Storybusters: 'War Of The Worlds' Faux Panic
10/31/2013 1:01:00 PM
75 years ago, Orson Welles supposedly caused a nationwide panic when he went on air to report that our planet had been invaded by Martians.
It was big news and supposedly thousands fled from their homes in panic believing their lives in danger.
But now NPR and Slate are reporting that the hype was only created after the fact, perhaps by newspapers as a way to discredit radio. According to Slate, the actual impact of the story was considerably less on the American public:
"Far fewer people heard the broadcast — and fewer still panicked — than most people believe today. How do we know?

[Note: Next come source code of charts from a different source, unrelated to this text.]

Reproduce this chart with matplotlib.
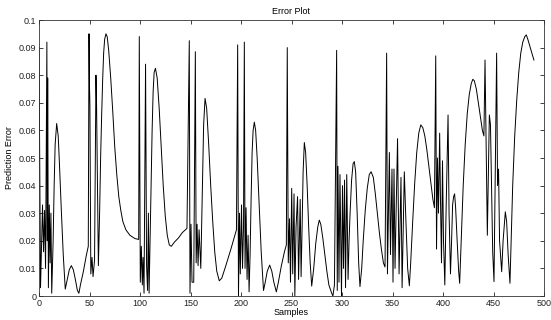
import matplotlib
matplotlib.use("Agg")
import matplotlib.pyplot as plt

plt.rcParams['font.family'] = ['Liberation Sans', 'DejaVu Sans']

# Sample index (x) and prediction error (y)
samples = [
    0, 1.5, 3.5, 4.5, 5.5, 6.5, 7.8, 8.2, 8.6, 9.3, 10.2, 11.0, 11.8, 12.6,
    14, 15, 16, 17.5, 19, 20, 22, 24, 26, 28, 30, 32, 34, 36, 38, 39.5, 41, 44, 47,
    48.8, 49.5, 50, 50.4, 51.3, 52.5, 53.5, 55, 56.4, 57, 58.8,
    60, 61, 62, 63, 64, 65, 66.3, 67.5, 69, 71, 73, 75, 77, 79, 81, 83, 86, 90, 95,
    98.7, 99.3, 100.3, 101.3, 102.3, 103, 104, 105.5, 106.5, 107.5, 108.3, 109,
    110, 111, 112, 113, 114, 115.3, 117, 119, 121, 123, 125, 127, 129, 131, 134,
    138, 142, 146.5, 148.8, 149.5, 150.5, 151.5, 153.2, 154.8, 155.6, 156.5,
    157.5, 158.5, 160.2, 161, 162, 163, 164.4, 166, 168, 170, 172, 174, 176,
    178.5, 181, 185, 190, 195.5, 196.7, 197.5, 198.5, 199.3, 200.5, 201.5,
    202.5, 203.3, 204, 205, 206, 207, 208, 209, 210, 211, 212, 213.2, 214.5,
    216, 218, 220, 222.3, 224, 226, 228.4, 230.5, 232.5, 235, 237, 240, 243,
    244.9, 245.8, 246.8, 248, 249, 250.2, 251.2, 252.5, 253.3, 254.5, 256, 257,
    258.6, 259.5, 260.5, 261.5, 262.7, 264, 265.5, 267, 268.5, 270, 272, 274,
    276, 277.5, 279, 281, 283, 285, 287, 289.8, 291, 292.5, 294.7, 295.3, 296,
    297, 298, 299.5, 300.5, 301.5, 302.5, 303.5, 304.7, 306, 307, 308, 309.5,
    311, 312.2, 313.5, 315, 316.5, 317.8, 319.5, 321, 323, 325, 327, 328.8, 331,
    333, 335, 337, 339, 341, 342.6, 344.2, 345, 346.9, 348, 349.5, 350.5, 351.5,
    352.5, 355, 356.5, 358.4, 359.5, 361.7, 363, 365, 366.7, 368, 370, 372, 374,
    376, 378, 380, 382, 384, 386, 388, 390, 391.5, 392.8, 393.6, 394.5, 395.5,
    396.7, 397.5, 398.5, 399.5, 400.5, 401.8, 403, 405, 406, 407.4, 408.5,
    409.5, 410.5, 411.5, 412.5, 414, 415.5, 416.5, 418, 420, 422, 424, 426, 428,
    429.5, 431, 433, 435, 437, 439, 440.5, 441.6, 443.9, 445.9, 447, 449.2,
    450.5, 453.1, 454, 455, 456, 458.1, 459.5, 461.7, 463, 464.5, 466.3, 467.5,
    469, 471, 473, 475, 477, 479, 481, 482.5, 484, 486, 488, 490,
]
error = [
    0.090, 0.003, 0.033, 0.016, 0.031, 0.010, 0.092, 0.020, 0.079, 0.003, 0.033, 0.012, 0.030, 0.001,
    0.020, 0.040, 0.055, 0.0625, 0.058, 0.050, 0.032, 0.015, 0.0025, 0.006, 0.0095, 0.011, 0.0095, 0.006, 0.002, 0.001, 0.004, 0.009, 0.015,
    0.018, 0.095, 0.076, 0.069, 0.008, 0.014, 0.007, 0.013, 0.080, 0.069, 0.011,
    0.030, 0.050, 0.065, 0.078, 0.088, 0.093, 0.095, 0.094, 0.089, 0.079, 0.067, 0.054, 0.044, 0.036, 0.031, 0.027, 0.024, 0.022, 0.0208,
    0.0205, 0.094, 0.005, 0.018, 0.004, 0.014, 0.001, 0.084, 0.011, 0.002, 0.030, 0.001,
    0.020, 0.040, 0.060, 0.074, 0.081, 0.0825, 0.079, 0.068, 0.054, 0.040, 0.029, 0.022, 0.0185, 0.018, 0.0195,
    0.021, 0.023, 0.0245, 0.0925, 0.001, 0.026, 0.005, 0.005, 0.0885, 0.012, 0.026,
    0.011, 0.024, 0.010, 0.025, 0.045, 0.062, 0.0716, 0.068, 0.055, 0.040, 0.027, 0.016, 0.009,
    0.0055, 0.0065, 0.011, 0.017, 0.024, 0.091, 0.0, 0.030, 0.008, 0.033, 0.010,
    0.025, 0.092, 0.010, 0.032, 0.006, 0.022, 0.0015, 0.015, 0.035, 0.052, 0.060, 0.063, 0.060,
    0.050, 0.033, 0.016, 0.002, 0.005, 0.009, 0.0112, 0.009, 0.005, 0.0015, 0.005, 0.011, 0.016,
    0.0185, 0.090, 0.012, 0.028, 0.005, 0.039, 0.008, 0.037, 0.0, 0.025, 0.036, 0.006,
    0.035, 0.007, 0.025, 0.045, 0.0556, 0.052, 0.040, 0.025, 0.012, 0.0036, 0.010, 0.019,
    0.025, 0.0275, 0.026, 0.021, 0.015, 0.009, 0.004, 0.001, 0.0, 0.004, 0.089, 0.002, 0.047,
    0.005, 0.044, 0.0, 0.040, 0.010, 0.042, 0.003, 0.044, 0.006, 0.020, 0.030, 0.042,
    0.048, 0.0487, 0.045, 0.030, 0.012, 0.0034, 0.010, 0.020, 0.031, 0.039, 0.044, 0.045, 0.043,
    0.037, 0.030, 0.023, 0.017, 0.012, 0.0105, 0.088, 0.008, 0.052, 0.015, 0.046, 0.005, 0.046,
    0.010, 0.057, 0.008, 0.043, 0.003, 0.045, 0.030, 0.010, 0.0037, 0.012, 0.027, 0.041, 0.052,
    0.059, 0.062, 0.061, 0.058, 0.053, 0.047, 0.041, 0.035, 0.032, 0.087, 0.017, 0.050, 0.030,
    0.059, 0.035, 0.012, 0.049, 0.020, 0.004, 0.030, 0.0656, 0.030, 0.008, 0.020,
    0.033, 0.036, 0.037, 0.032, 0.020, 0.009, 0.0046, 0.020, 0.040, 0.055, 0.066, 0.073, 0.077,
    0.0785, 0.078, 0.075, 0.070, 0.065, 0.060, 0.058, 0.0855, 0.022, 0.0656, 0.062, 0.016,
    0.0052, 0.088, 0.040, 0.046, 0.020, 0.0088, 0.020, 0.0305, 0.027, 0.015, 0.0046, 0.020,
    0.040, 0.058, 0.071, 0.081, 0.088, 0.092, 0.094, 0.0946, 0.093, 0.0905, 0.088, 0.0855,
]

x_ticks = [0, 50, 100, 150, 200, 250, 300, 350, 400, 450, 500]
y_ticks = [0, 0.01, 0.02, 0.03, 0.04, 0.05, 0.06, 0.07, 0.08, 0.09, 0.1]
y_tick_labels = ['0', '0.01', '0.02', '0.03', '0.04', '0.05', '0.06', '0.07', '0.08', '0.09', '0.1']

fig = plt.figure(figsize=(5.51, 3.20), dpi=100)
ax = fig.add_axes([39/551, 1 - 296/320, (544 - 39)/551, (296 - 20)/320])
ax.plot(samples, error, color='black', linewidth=0.7)

ax.set_xlim(0, 500)
ax.set_ylim(0, 0.1)
ax.set_xticks(x_ticks)
ax.set_xticklabels([str(t) for t in x_ticks])
ax.set_yticks(y_ticks)
ax.set_yticklabels(y_tick_labels)
ax.tick_params(direction='in', length=3, width=0.6, labelsize=6.5, pad=2,
               top=True, right=True, colors='#222222')
for sp in ax.spines.values():
    sp.set_linewidth(0.6)
    sp.set_color('#333333')

ax.set_title('Error Plot', fontsize=6.5, pad=4)
ax.set_xlabel('Samples', fontsize=6.5, labelpad=0)
ax.set_ylabel('Prediction Error', fontsize=6.5, labelpad=3)

fig.savefig('out.png', dpi=100)
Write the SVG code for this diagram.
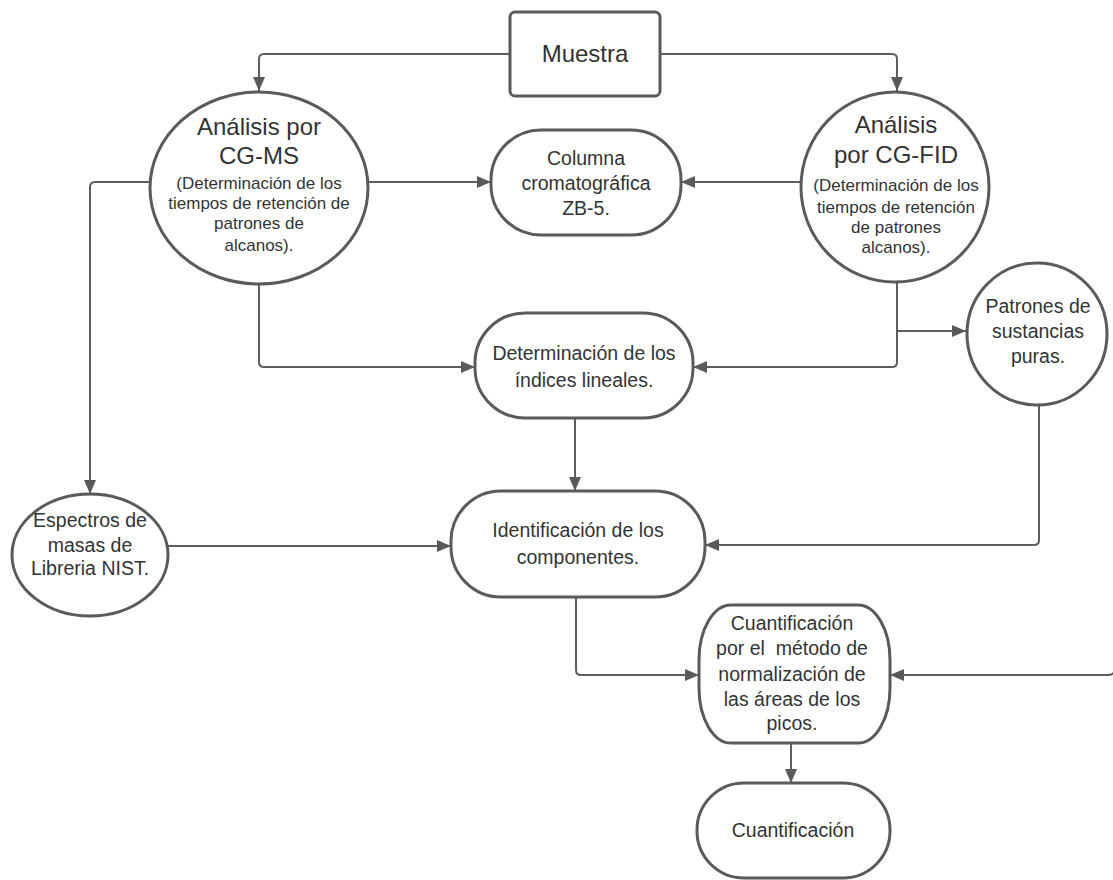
<svg xmlns="http://www.w3.org/2000/svg" width="1113" height="880" viewBox="0 0 1113 880">
<defs>
<marker id="arr" markerUnits="userSpaceOnUse" markerWidth="14" markerHeight="12" refX="14" refY="6" orient="auto">
<path d="M0,0 L14,6 L0,12 z" fill="#5a5a5a"/>
</marker>
<style>
.n{fill:#fff;stroke:#5a5a5a;stroke-width:3}
.c{fill:none;stroke:#5e5e5e;stroke-width:2;marker-end:url(#arr)}
text{font-family:"Liberation Sans",Arial,sans-serif;fill:#333;text-anchor:middle}
.t{font-size:19.5px}
.big{font-size:24px}
.s{font-size:17px}
</style>
</defs>
<rect width="1113" height="880" fill="#fff"/>
<g id="connectors">
<path class="c" d="M510,54 H264 Q259,54 259,59 V91"/>
<path class="c" d="M660,54 H892 Q897,54 897,59 V91"/>
<path class="c" d="M368,182 H491"/>
<path class="c" d="M802,182 H681"/>
<path class="c" d="M150,182 H95 Q90,182 90,187 V494"/>
<path class="c" d="M259,283 V362 Q259,367 264,367 H475"/>
<path class="c" d="M897,281 V362 Q897,367 892,367 H693"/>
<path class="c" d="M897,331 H966"/>
<path class="c" d="M575,418 V491"/>
<path class="c" d="M168,546 H451"/>
<path class="c" d="M1039,405 V540 Q1039,545 1034,545 H705"/>
<path class="c" d="M576,597 V670 Q576,675 581,675 H699"/>
<path class="c" d="M1115,600 V668 Q1115,675 1108,675 H890"/>
<path class="c" d="M791,743 V783"/>
</g>
<g id="muestra">
<rect class="n" x="510" y="12" width="150" height="84" rx="5"/>
<text class="big" x="585" y="62">Muestra</text>
</g>
<g id="cgms">
<ellipse class="n" cx="259" cy="188" rx="109" ry="96"/>
<text class="big" x="259" y="135">Análisis por</text>
<text class="big" x="259" y="164">CG-MS</text>
<text class="s" x="259" y="189">(Determinación de los</text>
<text class="s" x="259" y="209">tiempos de retención de</text>
<text class="s" x="259" y="229">patrones de</text>
<text class="s" x="259" y="251">alcanos).</text>
</g>
<g id="cgfid">
<ellipse class="n" cx="895" cy="187" rx="94" ry="95"/>
<text class="big" x="896" y="133">Análisis</text>
<text class="big" x="896" y="163">por CG-FID</text>
<text class="s" x="896" y="191">(Determinación de los</text>
<text class="s" x="896" y="213">tiempos de retención</text>
<text class="s" x="896" y="233">de patrones</text>
<text class="s" x="896" y="253">alcanos).</text>
</g>
<g id="columna">
<rect class="n" x="491" y="130" width="190" height="105" rx="50" ry="50"/>
<text class="t" x="586" y="165">Columna</text>
<text class="t" x="586" y="190">cromatográfica</text>
<text class="t" x="586" y="215">ZB-5.</text>
</g>
<g id="patrones">
<ellipse class="n" cx="1037" cy="334" rx="70" ry="71"/>
<text class="t" x="1038" y="313">Patrones de</text>
<text class="t" x="1038" y="338">sustancias</text>
<text class="t" x="1038" y="363">puras.</text>
</g>
<g id="determinacion">
<rect class="n" x="475" y="313" width="218" height="105" rx="50" ry="50"/>
<text class="t" x="584" y="360">Determinación de los</text>
<text class="t" x="584" y="387">índices lineales.</text>
</g>
<g id="espectros">
<ellipse class="n" cx="90" cy="555" rx="78" ry="61"/>
<text class="t" x="90" y="527">Espectros de</text>
<text class="t" x="90" y="552">masas de</text>
<text class="t" x="90" y="575">Libreria NIST.</text>
</g>
<g id="identificacion">
<rect class="n" x="451" y="491" width="254" height="106" rx="50" ry="50"/>
<text class="t" x="578" y="537">Identificación de los</text>
<text class="t" x="578" y="564">componentes.</text>
</g>
<g id="cuantmetodo">
<rect class="n" x="699" y="605" width="191" height="138" rx="32" ry="55"/>
<text class="t" x="792" y="630">Cuantificación</text>
<text class="t" x="792" y="655" xml:space="preserve">por el  método de</text>
<text class="t" x="792" y="681">normalización de</text>
<text class="t" x="792" y="706">las áreas de los</text>
<text class="t" x="792" y="730">picos.</text>
</g>
<g id="cuantificacion">
<rect class="n" x="697" y="783" width="193" height="95" rx="47" ry="47"/>
<text class="t" x="793" y="837">Cuantificación</text>
</g>
</svg>
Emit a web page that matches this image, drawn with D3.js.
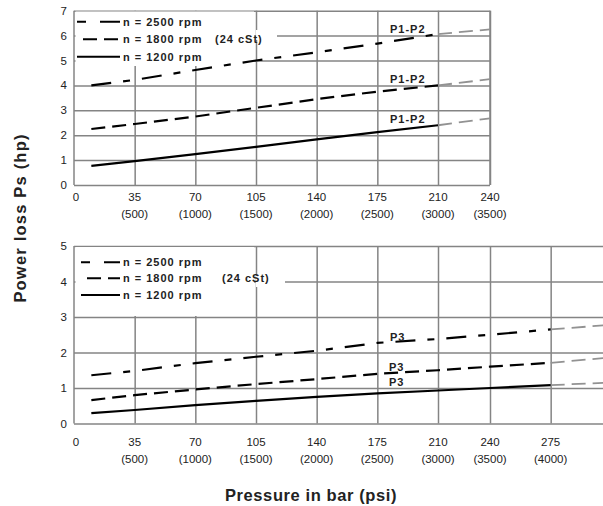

The night the program aired, the C.E. Hooper ratings service telephoned 5,000 households for its national ratings survey. 'To what program are you listening?' the service asked respondents. Only 2 percent answered a radio 'play' or 'the Orson Welles program,' or something similar indicating CBS. None said a 'news broadcast,' according to a summary published in Broadcasting. In other words, 98 percent of those surveyed were listening to something else, or nothing at all, on Oct. 30, 1938. This miniscule rating is not surprising. Welles' program was scheduled against one of the most popular national programs at the time — ventriloquist Edgar Bergen's Chase and Sanborn Hour, a comedy-variety show."
With that story busted, what should we think now? Are people from the '30s not actually as stupid as we thought? Is radio still not to be trusted? Should we bring back ventriloquist radio personalities?